The xylophones are of two types: the medzang m’biang (fig.3), a log xylophone whose keys rest on two banana trunks, is reserved for the Melane ancestor cult, and is used in pairs with 15 and 8 keys on each instrument; the second type is portative, its keys being suspended over a frame of light wood beneath which several gourd resonators are fitted. Each of these resonators has a small hole which is covered with a fine membrane to form a mirliton. The keys are struck with two rubber-padded sticks. The portative xylophones are used in groups of five to accompany girls’ dances. Each instrument has its own name and range and the instruments are ordered from the highest to the lowest according to the number of keys (9, 9, 8, 6, 2). Xylophone music is like an iridescent carillon of timbres, pitches and note-lengths, based on a major hexatonic scale with no seventh degree. The keys are arranged in the order of the scale in such a way that the alternate or simultaneous use of the sticks produces intervals of 3rds and 4ths.
The Fang are particularly distinguished by their oral epic tradition, which is largely concerned with superhuman struggles. Bards accompany themselves on the Mvet, a harp-zither with notched bridge (fig.4), while reciting vehement prose, which is ordered in regular metrical periods against a rigorous isochronous background supplied by pairs of concussion sticks. Each episode in the narrative ends with a raucously sung melodic ‘flight’ in which intervals of diminished 5ths are curiously interposed; the recitation can last for a whole night.
The harp-zither is also used by the Kota and by the Teke, who combine it with one of their ubiquitous jingles. The Fang formerly used an eight-string harp in their funeral ceremonies, now used exclusively by the syncretic cults in the capital. The resonators of some of these harps are given magnificently carved anthropomorphous extensions in the style of ancestral statues and suggest a relationship with those of the Ngbaka of the Central African Republic.
The music of the Fang is sober and remarkably disciplined; it can also be rough and virile, characterized by grandiose accents. The great group dances are sustained by the steady rhythm of two mbejn, vertical drums with slightly conical bodies, and they are controlled by the signals of the nkul, a large slit-drum. The drummer on the nkul uses different pitches and rhythms to indicate the dance movements and to determine the musical periods which start and end in perfect ensemble. The great choral ensembles produce imposing homophony based on sequences of 4ths and 3rds which appear episodically. They are responsorial in structure with, however, one peculiarity: the choral response is in each case established by a long-held unison note which is either the final note of each solo melodic phrase or a degree higher than the final note.
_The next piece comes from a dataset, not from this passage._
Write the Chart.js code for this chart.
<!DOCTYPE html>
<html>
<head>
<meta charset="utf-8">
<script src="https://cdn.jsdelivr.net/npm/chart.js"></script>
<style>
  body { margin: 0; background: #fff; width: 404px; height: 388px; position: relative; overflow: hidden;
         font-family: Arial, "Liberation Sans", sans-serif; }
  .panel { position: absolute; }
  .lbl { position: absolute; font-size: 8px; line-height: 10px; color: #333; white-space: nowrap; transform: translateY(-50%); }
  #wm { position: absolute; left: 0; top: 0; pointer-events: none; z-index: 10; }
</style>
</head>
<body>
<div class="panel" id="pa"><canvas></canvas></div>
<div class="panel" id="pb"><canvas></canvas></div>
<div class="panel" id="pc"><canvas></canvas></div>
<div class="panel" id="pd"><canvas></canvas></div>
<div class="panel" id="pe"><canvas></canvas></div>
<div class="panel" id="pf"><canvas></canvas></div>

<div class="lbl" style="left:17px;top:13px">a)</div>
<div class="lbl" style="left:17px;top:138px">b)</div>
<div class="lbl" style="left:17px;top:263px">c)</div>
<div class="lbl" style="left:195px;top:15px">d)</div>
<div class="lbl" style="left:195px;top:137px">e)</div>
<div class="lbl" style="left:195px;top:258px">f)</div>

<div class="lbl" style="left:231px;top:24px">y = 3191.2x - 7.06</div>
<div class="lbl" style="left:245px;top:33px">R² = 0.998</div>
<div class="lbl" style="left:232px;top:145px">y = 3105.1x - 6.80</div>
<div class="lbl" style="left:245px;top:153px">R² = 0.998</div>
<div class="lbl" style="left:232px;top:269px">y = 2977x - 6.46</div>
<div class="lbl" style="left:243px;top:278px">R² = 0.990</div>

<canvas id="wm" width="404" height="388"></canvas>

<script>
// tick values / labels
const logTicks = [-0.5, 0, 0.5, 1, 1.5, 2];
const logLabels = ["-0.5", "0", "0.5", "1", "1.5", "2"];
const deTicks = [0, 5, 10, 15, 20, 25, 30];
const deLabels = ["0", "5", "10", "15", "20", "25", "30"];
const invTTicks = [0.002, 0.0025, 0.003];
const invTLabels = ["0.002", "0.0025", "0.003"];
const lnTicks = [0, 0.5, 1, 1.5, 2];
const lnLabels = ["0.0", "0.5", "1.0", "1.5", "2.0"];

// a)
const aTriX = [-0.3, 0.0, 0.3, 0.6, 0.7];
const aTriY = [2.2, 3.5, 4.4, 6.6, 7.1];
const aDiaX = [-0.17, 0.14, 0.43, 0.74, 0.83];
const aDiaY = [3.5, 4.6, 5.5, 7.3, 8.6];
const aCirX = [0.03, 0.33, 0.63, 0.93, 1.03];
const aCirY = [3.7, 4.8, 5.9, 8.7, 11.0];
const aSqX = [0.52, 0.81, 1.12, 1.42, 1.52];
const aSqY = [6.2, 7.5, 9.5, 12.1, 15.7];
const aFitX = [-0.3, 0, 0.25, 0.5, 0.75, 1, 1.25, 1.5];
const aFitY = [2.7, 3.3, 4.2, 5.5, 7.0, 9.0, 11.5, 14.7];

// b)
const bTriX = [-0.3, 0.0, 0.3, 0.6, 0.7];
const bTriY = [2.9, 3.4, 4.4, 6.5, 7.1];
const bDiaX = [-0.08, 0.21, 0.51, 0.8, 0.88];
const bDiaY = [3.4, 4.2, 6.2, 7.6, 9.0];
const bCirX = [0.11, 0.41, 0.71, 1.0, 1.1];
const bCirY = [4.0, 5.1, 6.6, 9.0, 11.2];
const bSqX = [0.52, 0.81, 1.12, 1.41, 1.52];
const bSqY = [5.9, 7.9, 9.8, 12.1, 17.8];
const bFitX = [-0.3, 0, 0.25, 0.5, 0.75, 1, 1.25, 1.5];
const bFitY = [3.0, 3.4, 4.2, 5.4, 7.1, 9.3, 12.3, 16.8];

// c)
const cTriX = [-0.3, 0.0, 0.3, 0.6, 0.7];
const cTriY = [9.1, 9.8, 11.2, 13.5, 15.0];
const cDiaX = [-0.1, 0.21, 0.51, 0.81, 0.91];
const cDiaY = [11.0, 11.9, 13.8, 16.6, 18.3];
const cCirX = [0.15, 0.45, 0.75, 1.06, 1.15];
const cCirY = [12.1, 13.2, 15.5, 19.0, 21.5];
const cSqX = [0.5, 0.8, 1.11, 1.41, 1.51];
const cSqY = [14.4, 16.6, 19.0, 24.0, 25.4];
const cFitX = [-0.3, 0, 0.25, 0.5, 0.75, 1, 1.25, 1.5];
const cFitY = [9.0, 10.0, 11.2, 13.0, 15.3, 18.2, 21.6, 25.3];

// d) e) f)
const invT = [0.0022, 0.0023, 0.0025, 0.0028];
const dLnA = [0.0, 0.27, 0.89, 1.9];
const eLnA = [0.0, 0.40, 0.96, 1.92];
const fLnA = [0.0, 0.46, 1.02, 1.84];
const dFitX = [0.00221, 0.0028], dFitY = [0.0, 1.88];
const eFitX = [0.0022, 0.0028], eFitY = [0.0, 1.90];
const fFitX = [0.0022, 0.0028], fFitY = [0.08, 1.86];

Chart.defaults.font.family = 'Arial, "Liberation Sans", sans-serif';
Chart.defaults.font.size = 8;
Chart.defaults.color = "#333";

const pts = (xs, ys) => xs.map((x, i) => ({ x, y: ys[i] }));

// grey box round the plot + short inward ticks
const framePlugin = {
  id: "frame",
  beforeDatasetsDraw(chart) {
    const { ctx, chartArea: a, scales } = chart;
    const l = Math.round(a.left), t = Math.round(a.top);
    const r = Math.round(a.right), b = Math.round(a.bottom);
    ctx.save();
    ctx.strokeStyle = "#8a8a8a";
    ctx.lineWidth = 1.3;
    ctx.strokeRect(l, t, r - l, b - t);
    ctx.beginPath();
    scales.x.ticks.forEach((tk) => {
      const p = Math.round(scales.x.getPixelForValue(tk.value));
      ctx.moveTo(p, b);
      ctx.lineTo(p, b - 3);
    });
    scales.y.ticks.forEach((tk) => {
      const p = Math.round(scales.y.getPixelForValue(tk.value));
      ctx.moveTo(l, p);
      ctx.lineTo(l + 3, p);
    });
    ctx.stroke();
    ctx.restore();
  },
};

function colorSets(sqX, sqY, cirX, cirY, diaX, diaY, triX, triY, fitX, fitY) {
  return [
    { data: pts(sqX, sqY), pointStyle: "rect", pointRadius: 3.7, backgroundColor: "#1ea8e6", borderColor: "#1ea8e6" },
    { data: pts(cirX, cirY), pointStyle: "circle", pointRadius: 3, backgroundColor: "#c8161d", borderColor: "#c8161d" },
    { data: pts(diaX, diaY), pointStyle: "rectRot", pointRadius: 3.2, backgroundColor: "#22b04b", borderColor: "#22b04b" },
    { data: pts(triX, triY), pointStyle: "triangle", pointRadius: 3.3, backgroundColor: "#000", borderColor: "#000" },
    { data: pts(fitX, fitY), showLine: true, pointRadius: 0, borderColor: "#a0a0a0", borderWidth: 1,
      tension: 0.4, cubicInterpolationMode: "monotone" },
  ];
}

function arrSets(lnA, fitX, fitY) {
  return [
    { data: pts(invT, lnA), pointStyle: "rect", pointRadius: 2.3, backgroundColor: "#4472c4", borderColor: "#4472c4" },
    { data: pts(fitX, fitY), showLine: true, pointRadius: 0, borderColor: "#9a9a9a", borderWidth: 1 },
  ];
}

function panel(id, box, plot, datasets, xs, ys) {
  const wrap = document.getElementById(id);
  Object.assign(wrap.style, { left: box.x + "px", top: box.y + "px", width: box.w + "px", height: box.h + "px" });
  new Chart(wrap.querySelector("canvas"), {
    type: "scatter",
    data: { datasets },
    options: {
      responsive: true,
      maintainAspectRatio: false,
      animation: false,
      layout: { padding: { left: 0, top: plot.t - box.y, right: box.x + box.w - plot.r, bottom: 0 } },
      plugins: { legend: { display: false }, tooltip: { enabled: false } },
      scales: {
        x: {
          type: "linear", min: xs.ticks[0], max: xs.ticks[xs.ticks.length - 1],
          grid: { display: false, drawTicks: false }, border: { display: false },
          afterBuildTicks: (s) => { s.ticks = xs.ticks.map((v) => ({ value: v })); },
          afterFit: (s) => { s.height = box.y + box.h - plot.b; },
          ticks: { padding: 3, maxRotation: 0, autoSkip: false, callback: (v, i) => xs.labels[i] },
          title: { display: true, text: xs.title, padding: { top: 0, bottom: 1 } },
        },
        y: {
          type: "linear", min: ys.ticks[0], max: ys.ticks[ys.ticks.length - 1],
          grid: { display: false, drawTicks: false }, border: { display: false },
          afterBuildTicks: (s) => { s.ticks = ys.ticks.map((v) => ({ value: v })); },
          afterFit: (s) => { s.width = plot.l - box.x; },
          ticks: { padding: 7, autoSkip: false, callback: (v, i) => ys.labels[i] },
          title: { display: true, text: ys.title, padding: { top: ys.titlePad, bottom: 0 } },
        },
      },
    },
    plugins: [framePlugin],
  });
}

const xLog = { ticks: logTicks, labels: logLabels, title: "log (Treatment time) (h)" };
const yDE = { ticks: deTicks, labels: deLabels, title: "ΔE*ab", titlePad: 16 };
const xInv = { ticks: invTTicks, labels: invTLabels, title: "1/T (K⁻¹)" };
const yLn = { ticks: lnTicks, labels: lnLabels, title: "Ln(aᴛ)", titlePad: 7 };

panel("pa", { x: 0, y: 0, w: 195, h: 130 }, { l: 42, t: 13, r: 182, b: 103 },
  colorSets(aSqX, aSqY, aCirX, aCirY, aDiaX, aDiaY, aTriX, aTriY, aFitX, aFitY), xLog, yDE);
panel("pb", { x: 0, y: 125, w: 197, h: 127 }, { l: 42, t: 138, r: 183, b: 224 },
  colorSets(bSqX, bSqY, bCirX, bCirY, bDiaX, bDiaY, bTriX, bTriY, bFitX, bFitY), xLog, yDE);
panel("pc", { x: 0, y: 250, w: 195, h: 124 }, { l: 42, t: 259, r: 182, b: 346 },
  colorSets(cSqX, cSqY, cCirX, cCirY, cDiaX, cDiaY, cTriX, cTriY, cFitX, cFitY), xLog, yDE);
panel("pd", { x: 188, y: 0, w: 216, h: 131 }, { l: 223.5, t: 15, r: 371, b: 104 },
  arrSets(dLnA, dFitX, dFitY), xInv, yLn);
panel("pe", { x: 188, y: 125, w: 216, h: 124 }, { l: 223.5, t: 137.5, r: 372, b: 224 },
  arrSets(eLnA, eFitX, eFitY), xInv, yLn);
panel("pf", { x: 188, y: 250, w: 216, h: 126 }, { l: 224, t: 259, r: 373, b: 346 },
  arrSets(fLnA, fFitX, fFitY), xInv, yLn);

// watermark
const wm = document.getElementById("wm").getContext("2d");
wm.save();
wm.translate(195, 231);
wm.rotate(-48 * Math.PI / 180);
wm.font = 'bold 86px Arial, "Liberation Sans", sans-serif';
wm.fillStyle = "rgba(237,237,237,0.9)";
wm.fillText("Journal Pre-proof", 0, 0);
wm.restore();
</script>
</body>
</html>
Part of the Kota tradition is associated with the Mungala, mythical protector of fecundity and redresser of ills who presides at the initiation of young boys into manhood. The wearing of masks induces all sorts of sounds, including strange voices which are distorted by a high falsetto, cavernous rumblings, raucous growls from the throat produced after drinking an irritant, and by the use of a mouth or nose mirliton. In addition, dull sounds that seem to come from the earth are obtained by beating a plank resting over a pit. It is dangerous to speak to the Mungala without the magic protection of the kendo (an iron bell with bent handle and clapper), which an ‘interpreter’ continuously shakes. The songs relating to twinhood or circumcision are dedicated to the Mungala. The elementary antiphonal structure of these songs is also found in the fable-songs belonging to the domestic oral tradition of stories and games. The Kota, the Ndzabi and the Fang sing guessing games that are based on such oppositions as heaven and earth, bush and village, male and female, and the animal and human worlds. The player is offered a series of choices, and the answers are guided by the particular inflections, negative or positive, of the instrumental ostinato of a musical bow.
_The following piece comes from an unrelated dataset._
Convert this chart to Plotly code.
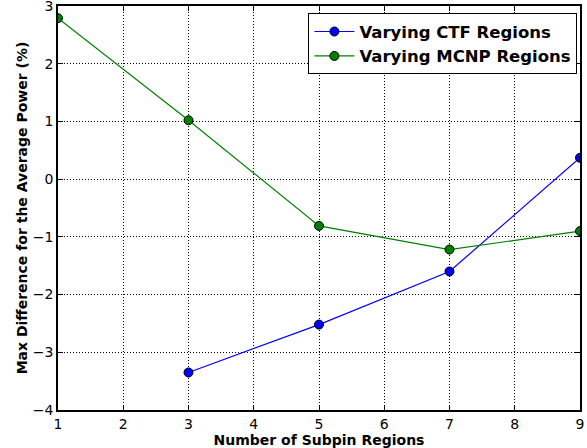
import plotly.graph_objects as go

ctf_x = [3, 5, 7, 9]
ctf_y = [-3.35, -2.52, -1.60, 0.37]
mcnp_x = [1, 3, 5, 7, 9]
mcnp_y = [2.79, 1.02, -0.81, -1.22, -0.90]

x_ticks = [1, 2, 3, 4, 5, 6, 7, 8, 9]
y_ticks = [-4, -3, -2, -1, 0, 1, 2, 3]
y_tick_text = ["\u22124", "\u22123", "\u22122", "\u22121", "0", "1", "2", "3"]

font = "DejaVu Sans"
fig = go.Figure()
fig.add_trace(go.Scatter(x=ctf_x, y=ctf_y, mode="lines+markers", name="<b>Varying CTF Regions</b>",
                         line=dict(color="#0000ff", width=1.2),
                         marker=dict(color="#0000ff", size=9, line=dict(color="black", width=1))))
fig.add_trace(go.Scatter(x=mcnp_x, y=mcnp_y, mode="lines+markers", name="<b>Varying MCNP Regions</b>",
                         line=dict(color="#008000", width=1.2),
                         marker=dict(color="#008000", size=9, line=dict(color="black", width=1))))

axis_common = dict(showline=True, linecolor="black", linewidth=1.5, mirror="allticks",
                   ticks="inside", ticklen=5, tickcolor="black", tickwidth=1,
                   showgrid=True, gridcolor="black", griddash="1px,2px", gridwidth=1,
                   zeroline=False, ticklabeloverflow="allow",
                   tickfont=dict(family=font, size=14, color="black"))

fig.update_xaxes(range=[1, 9.0001], tickvals=x_ticks, ticktext=[str(v) for v in x_ticks],
                 ticklabelstandoff=0,
                 title=dict(text="<b>Number of Subpin Regions</b>", font=dict(family=font, size=14, color="black"), standoff=0),
                 **axis_common)
fig.update_yaxes(range=[-4.0001, 3.0001], tickvals=y_ticks, ticktext=y_tick_text,
                 ticklabelstandoff=0,
                 title=dict(text="<b>Max Difference for the Average Power (%)</b>", font=dict(family=font, size=14, color="black"), standoff=2),
                 **axis_common)

fig.update_layout(
    width=587, height=448,
    margin=dict(l=58, r=7, t=6, b=38, autoexpand=False),
    plot_bgcolor="white", paper_bgcolor="white",
    showlegend=True,
    legend=dict(x=0.995, y=0.982, xanchor="right", yanchor="top",
                bgcolor="white", bordercolor="black", borderwidth=1,
                font=dict(family=font, size=16.5, color="black"),
                itemwidth=40, tracegroupgap=0),
)

fig.write_html("out.html")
3. Musicians and instruments.
Strictly speaking, there is no musical professionalism in Gabon since musical specialization is not the prerogative of any one social caste. Music is common to all and artists engage in the same daily occupations as other members of a village. The talent of an individual is, however, always potentially linked with sorcery and must be approved by a special initiation, where it is assigned a role in the initiatory hierarchy that prevails over every other form of social hierarchy in the traditional organization of the tribe. After a ‘revelation’ or ‘vision’, an individual might follow the career of a harpist; the suppleness of the fingers is reputedly increased after incisions have been made at the base of the thumb and on the wrist.
Among the Fang, however, the mvet player is semi-professional and is invited by families to play and sing on evenings that have been arranged for important occasions. Some mvet players are much sought after and travel long distances in response to these invitations; they are generally paid in money and in kind. The initiation of a mvet player is carried out under the sponsorship of a master and takes the form of physical, moral and intellectual tests, including personal sacrifices, the drinking of burning syrups, the eating of the heads of birds captured by a lure and finally the rapid and faultless recitation of complex and lengthy genealogies.
The musical bow is generally considered the primeval instrument and the ancestor of other chordophones. Its stretched string symbolizes the mediation between heaven and earth, and the sounds of its vibrations connect to the ‘word’ of the first ancestor. String instruments are considered to be of common descent. Thus the harmonics given out by the single string of the musical bow give birth to the eight strings of the harp, and the feminine body of the harp in turn gives birth to sounds and multiplies their vibrations.